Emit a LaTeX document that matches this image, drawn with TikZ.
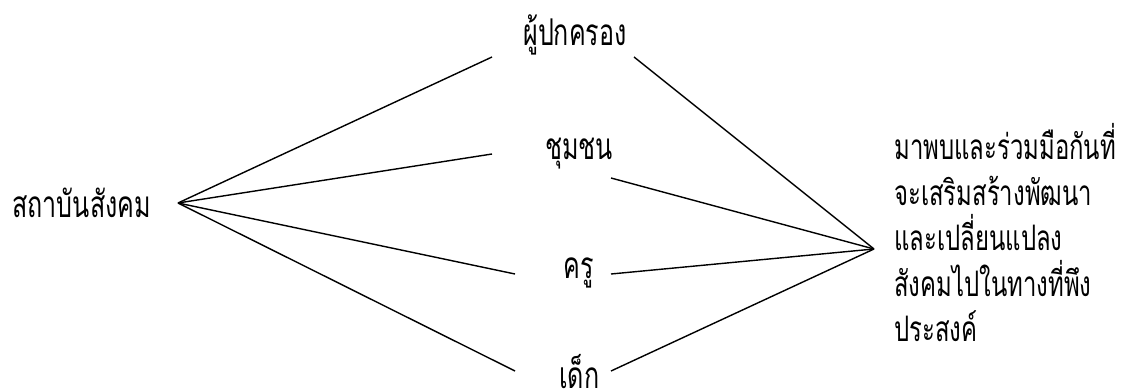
\documentclass[tikz,border=0pt]{standalone}
\usepackage{fontspec}
\setmainfont[Script=Thai,FakeStretch=0.68]{Loma}
\begin{document}
\begin{tikzpicture}[x=0.02cm,y=-0.02cm,font=\fontsize{21}{26}\selectfont,
  label/.style={anchor=base west,inner sep=0},
  goal/.style={label,font=\fontsize{20}{26}\selectfont},
  link/.style={black,line width=0.8pt}]
  \useasboundingbox (0,0) rectangle (1122,392);
  % labels
  \node[label] (inst) at (12,217) {สถาบันสังคม};
  \node[label] (parent) at (523,45) {ผู้ปกครอง};
  \node[label] (comm) at (545,159) {ชุมชน};
  \node[label] (teach) at (563,278) {ครู};
  \node[label] (child) at (559,388) {เด็ก};
  \foreach \i/\yy/\txt in {1/159/{มาพบและร่วมมือกันที่},2/205/{จะเสริมสร้างพัฒนา},
      3/250/{และเปลี่ยนแปลง},4/296/{สังคมไปในทางที่พึง},5/341/{ประสงค์}}
    \node[goal] (goal\i) at (894,\yy) {\txt};
  % line ends
  \coordinate (srcL) at (178,203);
  \coordinate (srcR) at (874,249);
  \coordinate (parentL) at (492,57);
  \coordinate (commL) at (492,154);
  \coordinate (teachL) at (515,274);
  \coordinate (childL) at (515,371);
  \coordinate (parentR) at (634,57);
  \coordinate (commR) at (611,178);
  \coordinate (teachR) at (611,274);
  \coordinate (childR) at (611,371);
  \foreach \who in {parent,comm,teach,child} {
    \draw[link] (srcL) -- (\who L);
    \draw[link] (\who R) -- (srcR);
  }
\end{tikzpicture}
\end{document}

◆ ◆ ◆

Without the pictures, write out the whole listing above exactly as it appears.

Emit a LaTeX document that matches this image, drawn with TikZ.
\documentclass[tikz,border=0pt]{standalone}
\usepackage{fontspec}
\setmainfont[Script=Thai,FakeStretch=0.68]{Loma}
\begin{document}
\begin{tikzpicture}[x=0.02cm,y=-0.02cm,font=\fontsize{21}{26}\selectfont,
  label/.style={anchor=base west,inner sep=0},
  goal/.style={label,font=\fontsize{20}{26}\selectfont},
  link/.style={black,line width=0.8pt}]
  \useasboundingbox (0,0) rectangle (1122,392);
  % labels
  \node[label] (inst) at (12,217) {สถาบันสังคม};
  \node[label] (parent) at (523,45) {ผู้ปกครอง};
  \node[label] (comm) at (545,159) {ชุมชน};
  \node[label] (teach) at (563,278) {ครู};
  \node[label] (child) at (559,388) {เด็ก};
  \foreach \i/\yy/\txt in {1/159/{มาพบและร่วมมือกันที่},2/205/{จะเสริมสร้างพัฒนา},
      3/250/{และเปลี่ยนแปลง},4/296/{สังคมไปในทางที่พึง},5/341/{ประสงค์}}
    \node[goal] (goal\i) at (894,\yy) {\txt};
  % line ends
  \coordinate (srcL) at (178,203);
  \coordinate (srcR) at (874,249);
  \coordinate (parentL) at (492,57);
  \coordinate (commL) at (492,154);
  \coordinate (teachL) at (515,274);
  \coordinate (childL) at (515,371);
  \coordinate (parentR) at (634,57);
  \coordinate (commR) at (611,178);
  \coordinate (teachR) at (611,274);
  \coordinate (childR) at (611,371);
  \foreach \who in {parent,comm,teach,child} {
    \draw[link] (srcL) -- (\who L);
    \draw[link] (\who R) -- (srcR);
  }
\end{tikzpicture}
\end{document}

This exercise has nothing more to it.